New York, June 3, 2008—Unidentified gunmen killed Pierre Fould Gerges, vice president of the Caracas daily Reporte Diario de la Economía, on Monday following dozens of death threats against the paper’s senior administrative staff over the last year. The Committee to Protect Journalists said today that Venezuelan authorities must conduct a thorough investigation and determine whether Gerges’ killing was linked to his newspaper’s work.
The killing occurred shortly after Gerges left the paper’s offices at 5:30 p.m. in a car owned by his brother Tannous Gerges, president of the daily, according to Venezuelan press reports. On his way to visit his mother, Gerges stopped at a gas station in the southeastern Caracas neighborhood of Chuao. Two unidentified individuals on a black motorcycle approached Gerges and shot him at least 12 times in the neck and torso, according to press reports. Caracas police said Gerges was pronounced dead at the scene.

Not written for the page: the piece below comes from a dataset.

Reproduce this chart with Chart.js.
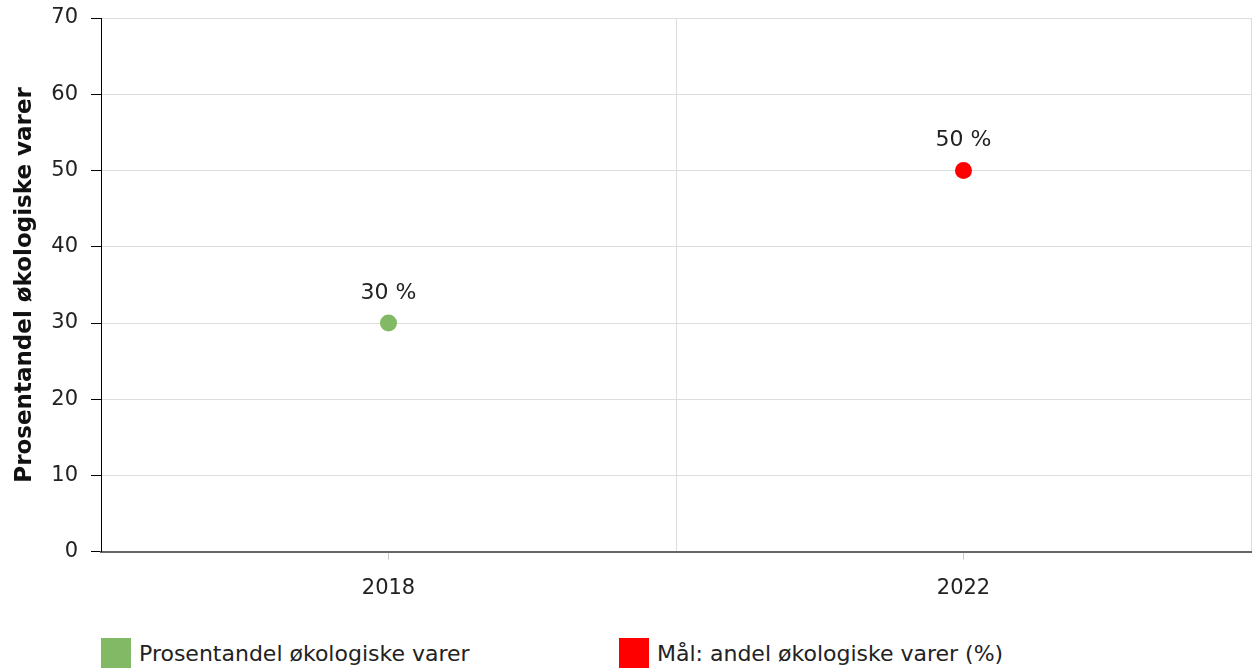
<!DOCTYPE html>
<html>
<head>
<meta charset="utf-8">
<script src="https://cdn.jsdelivr.net/npm/chart.js@4/dist/chart.umd.min.js"></script>
<style>
  body { margin: 0; background: #fff; font-family: "DejaVu Sans", sans-serif; }
  #wrap { position: relative; width: 1253px; height: 670px; }
  #box { position: absolute; left: 0; top: 0; width: 1253px; height: 625px; }
  .leg { position: absolute; top: 638px; display: flex; align-items: center; font-size: 22px; color: #222; }
  .leg span.sw { display: inline-block; width: 30px; height: 30px; margin-right: 8px; }
</style>
</head>
<body>
<div id="wrap">
  <div id="box"><canvas id="c"></canvas></div>
  <div id="legend"></div>
</div>
<script>
const years = ['2018', '2022'];
const actualShare = [30, null];
const targetShare = [null, 50];
const seriesNames = ['Prosentandel økologiske varer', 'Mål: andel økologiske varer (%)'];
const seriesColors = ['#82b964', '#ff0000'];
const yTitle = 'Prosentandel økologiske varer';

const font = { family: 'DejaVu Sans', size: 21 };

// value labels above the points
const pointLabels = {
  id: 'pointLabels',
  afterDatasetsDraw(chart) {
    const ctx = chart.ctx;
    ctx.save();
    ctx.font = '22px "DejaVu Sans"';
    ctx.fillStyle = '#222';
    ctx.textAlign = 'center';
    ctx.textBaseline = 'middle';
    chart.data.datasets.forEach((ds, i) => {
      chart.getDatasetMeta(i).data.forEach((pt, j) => {
        const v = ds.data[j];
        if (v == null) return;
        ctx.fillText(v + ' %', pt.x, pt.y - 30);
      });
    });
    ctx.restore();
  }
};

const chart = new Chart(document.getElementById('c'), {
  type: 'line',
  data: {
    labels: years,
    datasets: [
      { label: seriesNames[0], data: actualShare, backgroundColor: seriesColors[0], borderColor: seriesColors[0] },
      { label: seriesNames[1], data: targetShare, backgroundColor: seriesColors[1], borderColor: seriesColors[1] }
    ]
  },
  options: {
    responsive: true,
    maintainAspectRatio: false,
    animation: false,
    showLine: false,
    elements: { point: { radius: 8.5, borderWidth: 0, hoverRadius: 8.5 } },
    layout: { autoPadding: false, padding: { top: 18, right: 2, left: 0, bottom: 8 } },
    plugins: { legend: { display: false }, tooltip: { enabled: false } },
    scales: {
      x: {
        offset: true,
        grid: { offset: false, drawOnChartArea: false, tickLength: 8, tickColor: '#ccc' },
        border: { color: '#666', width: 2 },
        ticks: { font: font, color: '#222', padding: 16 }
      },
      x2: {
        position: 'top',
        offset: true,
        grid: { offset: true, color: '#dddddd', drawTicks: false },
        border: { display: false },
        ticks: { display: false }
      },
      y: {
        min: 0,
        max: 70,
        ticks: { stepSize: 10, font: font, color: '#222', padding: 13 },
        grid: { color: '#dddddd', tickLength: 10, tickColor: '#000' },
        border: { color: '#000', width: 1 },
        title: { display: true, text: yTitle, color: '#111', font: { family: 'DejaVu Sans', size: 23, weight: 'bold' }, padding: { top: 11, bottom: 0 } },
        afterFit(scale) {
          scale.width = 101;
          scale.paddingTop = 0;
          scale.paddingBottom = 0;
        }
      }
    }
  },
  plugins: [pointLabels]
});

// legend below the chart
const legendLeft = [101, 619];
const legend = document.getElementById('legend');
seriesNames.forEach((name, i) => {
  const d = document.createElement('div');
  d.className = 'leg';
  d.style.left = legendLeft[i] + 'px';
  d.innerHTML = '<span class="sw" style="background:' + seriesColors[i] + '"></span>' + name;
  legend.appendChild(d);
});
</script>
</body>
</html>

Yisel Soares, a lawyer for Reporte Diario de la Economía, told CPJ that Pierre Gerges had not been directly threatened. But she said several senior staff members, including Tannous Gerges, had received telephone and e-mail death threats since June 2007. Among the 58 threats recorded by the daily, Soares said, one e-mail message carried the subject line “you will see when we take it up with your family,” according to the Caracas-based daily El Universal. Soares told CPJ the threats were not linked to a specific story but rather to the daily’s general editorial stance, which has been tough on government corruption.
Venezuelan authorities said they are conducting an investigation. Soares told CPJ that investigators have not publicly cited a motive but are looking into Gerges’ work as a possibility.
“We condemn the brutal murder of Pierre Fould Gerges and offer our deepest condolences to his family, friends, and colleagues,” said CPJ Senior Americas Program Coordinator Carlos Lauría. “The investigation into this attack must be thorough and timely, and it must determine whether Gerges was murdered in retaliation for the newspaper’s reporting.”
Deadly violence against the press is rare in Venezuela, according to CPJ research. Four journalists have been killed in direct relation to their work since 1992, the most recent in 2006. However, the local press has been subjected to repressive government measures, while reporters and photographers have been attacked during street protests.